**DIRECTION**
Leaving out every picture, copy the lines of the data exactly, from the first through the line containing "ax.set_facecolor(bg)".

**SOURCE EXCERPT**
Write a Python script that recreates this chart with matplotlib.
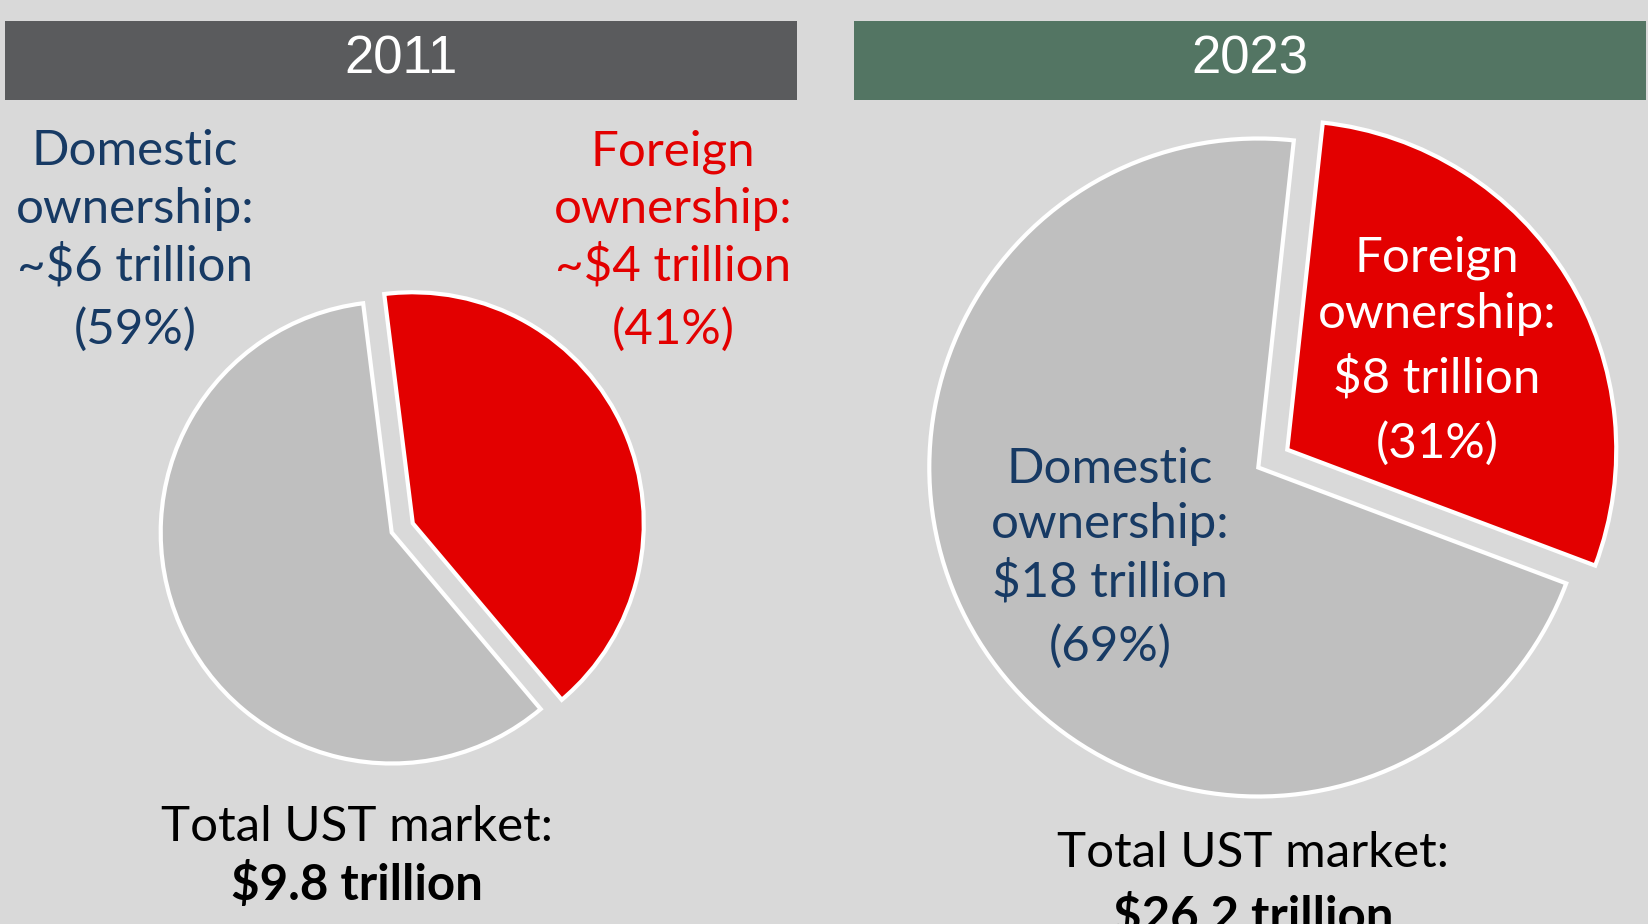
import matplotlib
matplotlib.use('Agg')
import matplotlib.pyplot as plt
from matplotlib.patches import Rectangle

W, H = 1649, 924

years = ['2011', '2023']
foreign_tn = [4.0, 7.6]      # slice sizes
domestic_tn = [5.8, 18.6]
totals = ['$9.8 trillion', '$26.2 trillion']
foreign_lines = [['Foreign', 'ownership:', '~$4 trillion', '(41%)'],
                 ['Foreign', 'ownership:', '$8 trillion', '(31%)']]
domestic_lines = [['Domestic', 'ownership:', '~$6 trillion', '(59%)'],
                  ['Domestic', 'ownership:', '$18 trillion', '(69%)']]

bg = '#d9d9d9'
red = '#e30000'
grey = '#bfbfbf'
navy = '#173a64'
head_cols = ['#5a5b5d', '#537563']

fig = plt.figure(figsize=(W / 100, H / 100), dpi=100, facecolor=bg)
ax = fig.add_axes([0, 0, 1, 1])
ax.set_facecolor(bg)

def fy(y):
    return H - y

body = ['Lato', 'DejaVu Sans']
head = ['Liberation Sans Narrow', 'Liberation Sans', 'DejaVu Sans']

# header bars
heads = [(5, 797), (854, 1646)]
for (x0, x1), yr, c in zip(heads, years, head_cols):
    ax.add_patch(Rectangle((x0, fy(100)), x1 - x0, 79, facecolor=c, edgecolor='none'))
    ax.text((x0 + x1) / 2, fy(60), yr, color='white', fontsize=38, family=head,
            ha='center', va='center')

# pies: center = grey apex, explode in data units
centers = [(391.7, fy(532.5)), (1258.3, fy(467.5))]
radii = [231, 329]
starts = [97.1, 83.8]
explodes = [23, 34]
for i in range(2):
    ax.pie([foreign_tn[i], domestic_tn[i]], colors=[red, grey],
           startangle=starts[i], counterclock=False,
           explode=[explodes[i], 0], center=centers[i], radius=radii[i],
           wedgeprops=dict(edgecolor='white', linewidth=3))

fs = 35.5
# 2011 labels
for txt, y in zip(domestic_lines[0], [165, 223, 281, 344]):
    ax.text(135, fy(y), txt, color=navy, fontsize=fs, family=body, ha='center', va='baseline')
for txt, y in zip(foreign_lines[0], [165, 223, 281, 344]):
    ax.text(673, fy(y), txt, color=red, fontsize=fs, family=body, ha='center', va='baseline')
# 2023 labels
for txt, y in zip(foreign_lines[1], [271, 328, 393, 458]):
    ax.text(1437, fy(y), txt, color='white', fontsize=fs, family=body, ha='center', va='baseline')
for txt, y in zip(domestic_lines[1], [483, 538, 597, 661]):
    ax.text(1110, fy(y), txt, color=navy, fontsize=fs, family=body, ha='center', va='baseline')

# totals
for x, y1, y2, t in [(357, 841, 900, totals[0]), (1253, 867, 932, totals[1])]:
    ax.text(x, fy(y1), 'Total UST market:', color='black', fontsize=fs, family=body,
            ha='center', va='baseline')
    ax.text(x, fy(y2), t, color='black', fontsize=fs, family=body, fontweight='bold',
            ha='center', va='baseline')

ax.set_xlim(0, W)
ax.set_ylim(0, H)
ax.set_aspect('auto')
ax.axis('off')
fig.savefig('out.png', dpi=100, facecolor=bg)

**COMPLETE ANSWER**
Write a Python script that recreates this chart with matplotlib.
import matplotlib
matplotlib.use('Agg')
import matplotlib.pyplot as plt
from matplotlib.patches import Rectangle

W, H = 1649, 924

years = ['2011', '2023']
foreign_tn = [4.0, 7.6]      # slice sizes
domestic_tn = [5.8, 18.6]
totals = ['$9.8 trillion', '$26.2 trillion']
foreign_lines = [['Foreign', 'ownership:', '~$4 trillion', '(41%)'],
                 ['Foreign', 'ownership:', '$8 trillion', '(31%)']]
domestic_lines = [['Domestic', 'ownership:', '~$6 trillion', '(59%)'],
                  ['Domestic', 'ownership:', '$18 trillion', '(69%)']]

bg = '#d9d9d9'
red = '#e30000'
grey = '#bfbfbf'
navy = '#173a64'
head_cols = ['#5a5b5d', '#537563']

fig = plt.figure(figsize=(W / 100, H / 100), dpi=100, facecolor=bg)
ax = fig.add_axes([0, 0, 1, 1])
ax.set_facecolor(bg)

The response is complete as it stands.